### Challenge:
Line by line, repeat the data below exactly, beginning at the first line and ending at the line with "import plotly.graph_objects as go". Omit pictures.
+++ Supplied data +++
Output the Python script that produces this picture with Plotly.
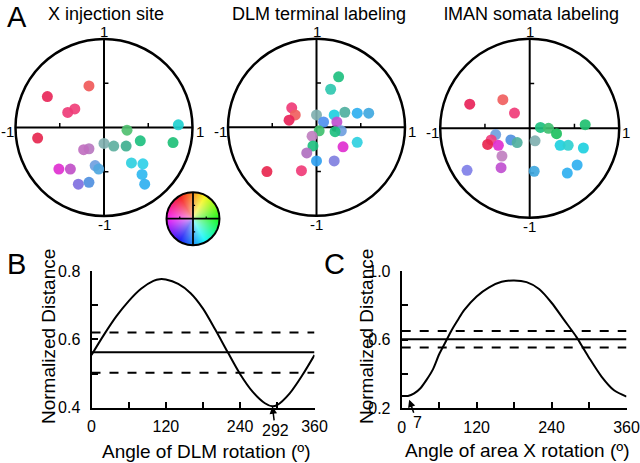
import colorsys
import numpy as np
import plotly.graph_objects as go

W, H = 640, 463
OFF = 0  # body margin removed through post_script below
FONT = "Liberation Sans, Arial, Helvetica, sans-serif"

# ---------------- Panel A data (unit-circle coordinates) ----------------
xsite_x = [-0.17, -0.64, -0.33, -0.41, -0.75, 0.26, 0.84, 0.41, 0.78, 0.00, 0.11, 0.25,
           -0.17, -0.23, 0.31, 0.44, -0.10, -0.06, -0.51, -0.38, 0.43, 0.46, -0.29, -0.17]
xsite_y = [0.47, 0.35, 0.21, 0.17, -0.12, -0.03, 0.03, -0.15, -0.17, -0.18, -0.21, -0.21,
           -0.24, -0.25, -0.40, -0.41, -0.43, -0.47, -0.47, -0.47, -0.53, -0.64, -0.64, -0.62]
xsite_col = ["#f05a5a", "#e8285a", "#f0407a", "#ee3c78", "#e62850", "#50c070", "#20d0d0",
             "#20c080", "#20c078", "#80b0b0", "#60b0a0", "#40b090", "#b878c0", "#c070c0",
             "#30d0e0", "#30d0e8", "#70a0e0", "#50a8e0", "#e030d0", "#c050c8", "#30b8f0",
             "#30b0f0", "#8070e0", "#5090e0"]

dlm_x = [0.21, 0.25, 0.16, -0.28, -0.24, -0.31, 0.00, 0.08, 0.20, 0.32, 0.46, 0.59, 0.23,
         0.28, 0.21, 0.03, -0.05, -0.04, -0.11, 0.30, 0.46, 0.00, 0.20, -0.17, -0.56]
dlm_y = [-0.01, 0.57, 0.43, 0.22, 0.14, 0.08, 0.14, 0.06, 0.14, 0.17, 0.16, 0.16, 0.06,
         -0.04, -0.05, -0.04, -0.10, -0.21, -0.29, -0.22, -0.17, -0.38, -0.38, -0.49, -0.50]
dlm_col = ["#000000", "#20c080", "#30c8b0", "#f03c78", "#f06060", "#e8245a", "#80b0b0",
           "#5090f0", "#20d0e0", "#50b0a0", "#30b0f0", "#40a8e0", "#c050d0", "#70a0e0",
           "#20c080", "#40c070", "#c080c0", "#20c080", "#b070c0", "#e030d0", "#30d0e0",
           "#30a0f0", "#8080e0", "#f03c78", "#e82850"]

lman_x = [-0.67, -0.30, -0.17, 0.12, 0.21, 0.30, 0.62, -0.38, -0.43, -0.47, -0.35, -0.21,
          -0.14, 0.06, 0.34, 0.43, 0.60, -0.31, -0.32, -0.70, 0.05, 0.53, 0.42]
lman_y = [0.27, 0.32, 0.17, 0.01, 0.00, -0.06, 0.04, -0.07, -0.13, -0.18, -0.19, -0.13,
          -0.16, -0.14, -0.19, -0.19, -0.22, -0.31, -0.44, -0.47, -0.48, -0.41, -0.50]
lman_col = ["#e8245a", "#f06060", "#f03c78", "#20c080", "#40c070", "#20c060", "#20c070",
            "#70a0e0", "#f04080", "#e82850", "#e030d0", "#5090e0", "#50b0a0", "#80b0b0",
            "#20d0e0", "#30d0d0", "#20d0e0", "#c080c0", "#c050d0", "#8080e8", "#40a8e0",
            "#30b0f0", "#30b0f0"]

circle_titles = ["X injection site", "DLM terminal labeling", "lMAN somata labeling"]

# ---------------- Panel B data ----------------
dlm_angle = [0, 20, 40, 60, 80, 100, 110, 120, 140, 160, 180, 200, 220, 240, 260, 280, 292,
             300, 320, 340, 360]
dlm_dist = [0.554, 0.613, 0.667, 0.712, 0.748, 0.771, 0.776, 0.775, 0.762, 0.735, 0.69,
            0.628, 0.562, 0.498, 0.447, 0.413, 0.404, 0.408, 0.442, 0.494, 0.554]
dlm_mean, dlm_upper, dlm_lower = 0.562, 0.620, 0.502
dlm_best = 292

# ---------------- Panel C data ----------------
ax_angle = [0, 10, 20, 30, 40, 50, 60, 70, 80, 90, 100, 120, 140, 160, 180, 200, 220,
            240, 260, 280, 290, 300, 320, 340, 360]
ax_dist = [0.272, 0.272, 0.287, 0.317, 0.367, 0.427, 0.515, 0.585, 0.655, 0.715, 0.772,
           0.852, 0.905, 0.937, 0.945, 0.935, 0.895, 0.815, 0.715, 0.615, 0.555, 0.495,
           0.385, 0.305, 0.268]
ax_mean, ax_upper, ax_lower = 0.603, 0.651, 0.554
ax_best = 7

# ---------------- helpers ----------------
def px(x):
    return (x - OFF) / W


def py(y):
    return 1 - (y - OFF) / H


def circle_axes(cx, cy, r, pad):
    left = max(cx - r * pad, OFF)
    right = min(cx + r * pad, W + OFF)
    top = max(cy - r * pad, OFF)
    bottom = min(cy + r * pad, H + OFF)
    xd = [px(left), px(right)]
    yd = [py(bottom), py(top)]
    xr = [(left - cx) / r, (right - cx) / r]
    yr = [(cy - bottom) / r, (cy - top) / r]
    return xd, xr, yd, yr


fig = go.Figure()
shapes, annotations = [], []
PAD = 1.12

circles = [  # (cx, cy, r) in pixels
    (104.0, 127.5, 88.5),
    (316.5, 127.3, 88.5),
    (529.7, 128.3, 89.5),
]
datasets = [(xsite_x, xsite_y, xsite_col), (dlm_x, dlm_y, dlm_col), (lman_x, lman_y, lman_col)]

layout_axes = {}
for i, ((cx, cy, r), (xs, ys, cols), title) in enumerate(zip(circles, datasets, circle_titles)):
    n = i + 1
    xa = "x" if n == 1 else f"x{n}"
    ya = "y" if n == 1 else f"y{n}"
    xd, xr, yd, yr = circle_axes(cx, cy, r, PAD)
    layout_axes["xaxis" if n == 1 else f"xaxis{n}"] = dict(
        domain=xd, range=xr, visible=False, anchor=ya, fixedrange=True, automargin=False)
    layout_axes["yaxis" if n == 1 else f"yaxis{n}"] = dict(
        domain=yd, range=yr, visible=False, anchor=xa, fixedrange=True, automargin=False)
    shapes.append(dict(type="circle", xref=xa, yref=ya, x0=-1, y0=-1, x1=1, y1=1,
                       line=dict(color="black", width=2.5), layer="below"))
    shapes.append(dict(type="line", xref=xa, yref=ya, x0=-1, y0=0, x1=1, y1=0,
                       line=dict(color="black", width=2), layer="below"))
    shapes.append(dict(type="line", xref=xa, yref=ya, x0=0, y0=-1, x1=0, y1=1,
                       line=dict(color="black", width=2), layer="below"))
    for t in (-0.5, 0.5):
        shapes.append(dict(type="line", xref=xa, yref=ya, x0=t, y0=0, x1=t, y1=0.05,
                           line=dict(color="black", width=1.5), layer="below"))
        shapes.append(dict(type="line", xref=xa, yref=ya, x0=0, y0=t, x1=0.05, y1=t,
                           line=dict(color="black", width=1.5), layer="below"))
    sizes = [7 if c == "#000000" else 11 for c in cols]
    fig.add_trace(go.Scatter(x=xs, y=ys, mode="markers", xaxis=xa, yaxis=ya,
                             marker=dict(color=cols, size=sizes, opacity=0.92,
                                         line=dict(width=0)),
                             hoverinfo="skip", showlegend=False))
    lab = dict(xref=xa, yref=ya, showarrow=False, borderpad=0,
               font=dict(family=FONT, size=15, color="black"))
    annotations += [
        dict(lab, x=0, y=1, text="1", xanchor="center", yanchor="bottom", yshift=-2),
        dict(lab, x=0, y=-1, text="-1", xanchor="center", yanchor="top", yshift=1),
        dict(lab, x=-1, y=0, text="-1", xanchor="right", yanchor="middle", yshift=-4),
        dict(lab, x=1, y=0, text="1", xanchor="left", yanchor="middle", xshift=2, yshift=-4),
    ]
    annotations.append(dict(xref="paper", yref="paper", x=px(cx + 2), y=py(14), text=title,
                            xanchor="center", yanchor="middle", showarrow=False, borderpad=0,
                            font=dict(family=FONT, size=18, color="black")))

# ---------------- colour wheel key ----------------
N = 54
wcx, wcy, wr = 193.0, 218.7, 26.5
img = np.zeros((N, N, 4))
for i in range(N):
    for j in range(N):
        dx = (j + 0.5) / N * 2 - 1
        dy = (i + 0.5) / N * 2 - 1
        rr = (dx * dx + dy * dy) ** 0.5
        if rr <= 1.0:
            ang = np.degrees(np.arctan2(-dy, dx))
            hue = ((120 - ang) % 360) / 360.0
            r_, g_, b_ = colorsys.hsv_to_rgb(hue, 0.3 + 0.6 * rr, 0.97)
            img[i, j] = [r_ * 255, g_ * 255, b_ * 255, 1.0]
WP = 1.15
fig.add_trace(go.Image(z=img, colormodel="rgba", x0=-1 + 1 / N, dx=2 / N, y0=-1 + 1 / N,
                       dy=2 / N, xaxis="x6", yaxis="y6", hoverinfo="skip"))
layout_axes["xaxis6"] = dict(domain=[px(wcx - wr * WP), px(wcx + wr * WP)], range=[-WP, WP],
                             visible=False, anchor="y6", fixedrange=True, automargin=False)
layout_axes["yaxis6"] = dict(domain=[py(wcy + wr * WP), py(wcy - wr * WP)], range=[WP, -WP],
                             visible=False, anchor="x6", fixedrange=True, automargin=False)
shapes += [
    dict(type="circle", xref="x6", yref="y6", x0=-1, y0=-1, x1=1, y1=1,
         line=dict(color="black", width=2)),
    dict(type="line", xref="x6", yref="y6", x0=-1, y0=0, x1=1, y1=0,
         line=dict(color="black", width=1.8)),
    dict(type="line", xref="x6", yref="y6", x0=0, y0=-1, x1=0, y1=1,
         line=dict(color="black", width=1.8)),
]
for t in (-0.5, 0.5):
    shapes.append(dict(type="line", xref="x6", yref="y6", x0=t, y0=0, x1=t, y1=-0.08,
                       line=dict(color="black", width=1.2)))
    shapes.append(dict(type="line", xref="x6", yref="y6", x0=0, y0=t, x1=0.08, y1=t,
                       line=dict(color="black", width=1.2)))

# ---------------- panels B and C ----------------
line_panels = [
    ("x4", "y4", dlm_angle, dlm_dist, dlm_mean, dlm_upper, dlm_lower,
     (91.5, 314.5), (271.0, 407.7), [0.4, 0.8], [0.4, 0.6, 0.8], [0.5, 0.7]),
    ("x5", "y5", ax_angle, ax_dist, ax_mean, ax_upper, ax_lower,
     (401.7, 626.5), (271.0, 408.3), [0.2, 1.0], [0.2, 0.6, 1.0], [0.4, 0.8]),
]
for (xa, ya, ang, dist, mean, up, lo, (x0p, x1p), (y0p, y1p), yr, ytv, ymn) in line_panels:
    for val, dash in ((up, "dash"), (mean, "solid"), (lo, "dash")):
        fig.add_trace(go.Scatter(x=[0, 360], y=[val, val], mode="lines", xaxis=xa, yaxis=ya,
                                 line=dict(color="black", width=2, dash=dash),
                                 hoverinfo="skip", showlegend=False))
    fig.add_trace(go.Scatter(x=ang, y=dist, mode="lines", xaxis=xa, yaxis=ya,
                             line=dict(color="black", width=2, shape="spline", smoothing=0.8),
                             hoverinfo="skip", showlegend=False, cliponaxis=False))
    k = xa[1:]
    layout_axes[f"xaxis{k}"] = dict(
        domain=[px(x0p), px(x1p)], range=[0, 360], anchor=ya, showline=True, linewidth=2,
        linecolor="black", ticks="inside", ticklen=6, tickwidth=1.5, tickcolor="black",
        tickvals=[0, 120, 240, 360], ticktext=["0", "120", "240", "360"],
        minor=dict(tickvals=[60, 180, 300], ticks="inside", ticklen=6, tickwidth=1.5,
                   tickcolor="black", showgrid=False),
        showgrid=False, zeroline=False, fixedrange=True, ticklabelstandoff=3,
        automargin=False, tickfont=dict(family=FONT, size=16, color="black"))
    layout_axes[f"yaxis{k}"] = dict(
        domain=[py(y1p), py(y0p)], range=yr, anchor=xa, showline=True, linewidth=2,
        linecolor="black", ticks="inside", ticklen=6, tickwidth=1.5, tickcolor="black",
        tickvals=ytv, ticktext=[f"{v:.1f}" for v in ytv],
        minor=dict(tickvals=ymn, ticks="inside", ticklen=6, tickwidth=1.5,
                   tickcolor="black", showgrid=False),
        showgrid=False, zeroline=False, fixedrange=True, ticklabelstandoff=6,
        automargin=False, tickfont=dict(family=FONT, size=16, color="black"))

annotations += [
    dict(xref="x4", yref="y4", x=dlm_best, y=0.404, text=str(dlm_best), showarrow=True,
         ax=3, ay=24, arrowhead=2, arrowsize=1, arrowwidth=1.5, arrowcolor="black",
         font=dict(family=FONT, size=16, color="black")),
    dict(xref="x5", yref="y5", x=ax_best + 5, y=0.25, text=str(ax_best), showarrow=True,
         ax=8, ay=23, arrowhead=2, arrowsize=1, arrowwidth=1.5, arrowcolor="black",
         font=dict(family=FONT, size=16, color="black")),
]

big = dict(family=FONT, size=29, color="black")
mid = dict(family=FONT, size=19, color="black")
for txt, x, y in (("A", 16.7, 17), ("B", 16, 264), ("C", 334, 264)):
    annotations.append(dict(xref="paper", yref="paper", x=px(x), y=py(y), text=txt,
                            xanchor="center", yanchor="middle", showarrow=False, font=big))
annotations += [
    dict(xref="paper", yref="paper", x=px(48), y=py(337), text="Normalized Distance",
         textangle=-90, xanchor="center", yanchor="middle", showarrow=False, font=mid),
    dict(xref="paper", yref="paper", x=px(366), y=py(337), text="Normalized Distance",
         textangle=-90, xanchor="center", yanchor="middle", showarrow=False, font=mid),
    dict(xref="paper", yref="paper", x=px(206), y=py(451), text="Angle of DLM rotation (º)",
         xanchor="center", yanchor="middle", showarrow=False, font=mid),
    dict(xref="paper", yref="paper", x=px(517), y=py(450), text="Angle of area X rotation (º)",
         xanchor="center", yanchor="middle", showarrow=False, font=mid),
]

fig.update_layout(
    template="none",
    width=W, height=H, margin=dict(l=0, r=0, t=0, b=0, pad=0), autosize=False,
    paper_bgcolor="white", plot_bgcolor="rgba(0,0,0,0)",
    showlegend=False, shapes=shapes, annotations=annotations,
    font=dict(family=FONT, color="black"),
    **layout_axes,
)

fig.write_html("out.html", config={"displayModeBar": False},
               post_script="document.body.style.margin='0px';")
+++
### The completed task:
Output the Python script that produces this picture with Plotly.
import colorsys
import numpy as np
import plotly.graph_objects as go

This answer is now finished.